The Good and the Bad News: Richmond Fed's Rosy Manufacturing Numbers, Fun with Forex, and Who in the Hell are These Confident Consumers?!
The big picture, brought to you via FXStreet.com. And yes, I would really like to know where I can find these "confident consumers" who made markets "soar" in response to their exuberance. WTF! Seriously, if anyone knows where the "confident consumers" are please let me know since all I see are a bunch of unemployed, scared-to-death San Franciscans teetering on the edge of depression. Thanks!
Here we go, let's take a peek at what's going on out there in the big scary world, shall we?
Bounce on data. Investors returned from their long weekend in an optimistic mood, sending the S&P500 2.6% higher. Most of the gains occurred in the first hour of the session, after consumer confidence showed the biggest monthly jump in 6 years, and the Richmond Fed manufacturing report beat expectations. The Nasdaq’s 3.6% gain was boosted by a broker upgrade for Apple. Risk aversion barometer VIX slipped to the pivotal 30 level. US treasuries suffered, the 10yr up 9bp in yield, despite good interest in the 2yr auction (where 54% of bids were indirect – a proxy for foreign buyers).
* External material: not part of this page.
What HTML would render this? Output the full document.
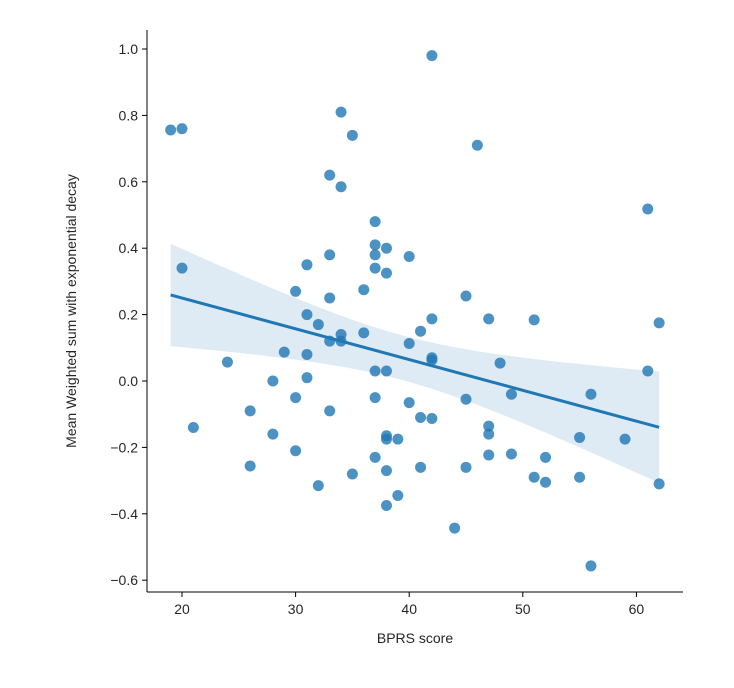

Commodities oil (+1.1%) and copper (+1.9%) followed the positive tone.
EUR was sold until noon London on weak current account and industrial orders data, falling from 1.4000 to 1.3860, but rebounded completely after US equities opened strongly. GBP fell to 1.5780, but then made a new 2009 high at 1.5970. USD/JPY drifted sideways in 94.50 to 95.15 range.
AUD followed EUR down to 0.7705, and back up to 0.7865, equalling Friday night’s high.
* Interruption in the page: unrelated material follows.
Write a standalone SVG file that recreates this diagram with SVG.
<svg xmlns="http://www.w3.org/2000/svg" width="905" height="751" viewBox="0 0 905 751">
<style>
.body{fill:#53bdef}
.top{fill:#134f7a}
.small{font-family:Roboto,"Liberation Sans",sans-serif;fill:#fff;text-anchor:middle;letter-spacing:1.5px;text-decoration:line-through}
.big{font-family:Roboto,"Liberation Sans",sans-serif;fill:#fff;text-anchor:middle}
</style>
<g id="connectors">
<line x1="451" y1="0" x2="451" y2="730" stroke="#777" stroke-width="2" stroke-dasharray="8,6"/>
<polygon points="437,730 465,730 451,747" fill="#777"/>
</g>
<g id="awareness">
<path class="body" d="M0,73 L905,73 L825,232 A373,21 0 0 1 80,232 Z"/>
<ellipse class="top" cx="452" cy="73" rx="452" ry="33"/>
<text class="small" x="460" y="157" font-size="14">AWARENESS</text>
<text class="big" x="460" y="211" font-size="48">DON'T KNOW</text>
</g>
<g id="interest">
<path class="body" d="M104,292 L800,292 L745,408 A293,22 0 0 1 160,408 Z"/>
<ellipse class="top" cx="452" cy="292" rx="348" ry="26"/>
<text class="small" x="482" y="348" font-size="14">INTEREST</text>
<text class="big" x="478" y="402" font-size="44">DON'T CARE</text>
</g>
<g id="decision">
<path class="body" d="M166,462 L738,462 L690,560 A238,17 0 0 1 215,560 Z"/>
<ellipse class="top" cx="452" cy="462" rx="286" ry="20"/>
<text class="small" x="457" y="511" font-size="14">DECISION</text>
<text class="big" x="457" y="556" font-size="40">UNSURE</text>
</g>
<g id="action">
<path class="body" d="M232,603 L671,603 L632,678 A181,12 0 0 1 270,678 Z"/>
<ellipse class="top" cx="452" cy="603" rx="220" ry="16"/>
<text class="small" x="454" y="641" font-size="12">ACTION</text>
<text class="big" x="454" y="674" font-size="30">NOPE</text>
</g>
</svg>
After a dip to 0.6090, NZD shrugged off any budget concerns to reach 0.6255 early this morning, a level last seen in October 2008. AUD/NZD continued the recent downward trend, finding support at 1.2560 for now.
The Richmond Fed factory index stands out in May as being the first of the many regional manufacturing surveys to rise back into positive territory (4 from –9). Its strongest reading since March last year reflected rising orders and shipments, although not jobs (though they are falling at a slower pace). The Dallas Fed index headline more closely mirrored the “slower pace of contraction” story of the other regional Fed surveys for New York and Philadelphia. The Richmond survey also includes services (unchanged at –29) and retail (weaker at –13 from –11) components so the apparent factory upswing does not seem to have spread to optimism in other sectors this month.
The Conference Board’s consumer confidence index jumped by a steep 14 pts for the second month running, but once again it was the expectations index doing most of the work: it rose by about 20 pts in each of April and May, whereas the present situation index averaged gains of just 3.5% in the two months. The CB index’s two month gain of 28 pts is the steepest since at least the 1970s. It seems that hopes about the eventual turnaround in the economy are being boosted by the stock-market rally and some over-enthusiastic media reporting of the so-called “green shoots” of recovery, whereas the way respondents currently feel is little improved. That said, there was a further modest improvement in the assessment of the job market, though the –39 reading is still seriously weak.
The S&P Case Shiller House Price index fell a further 2.2% in March. Sales were boosted by cheap foreclosed properties which weighed heavily on prices. Nationally, prices are now down 32.2% from their July 2006 peak, and seem to have some ways further to go, although the pace of monthly decline has slowed somewhat from January’s –2.8%.
Japan’s April corporate services price index fell 2.4% in March. The embattled corporate sector, squeezed between declining sales and an uncompetitive yen, are in cost cutting mode. Pricing power in the provision of services to corporates would seem to be nil.
German GDP growth was unrevised a –3.8% in Q1, for an unrevised –6.9% yr annual decline. The detail showed a 7.9% plunge in capital investment, a 2.6% fall in construction, but a 0.5% rise in private consumption. Exports fell at nearly double the pace of imports (–10% vs –5%).
Other Euroland data included a 0.8% fall in industrial orders in March; also there was a 0.8% fall in May import prices in Germany.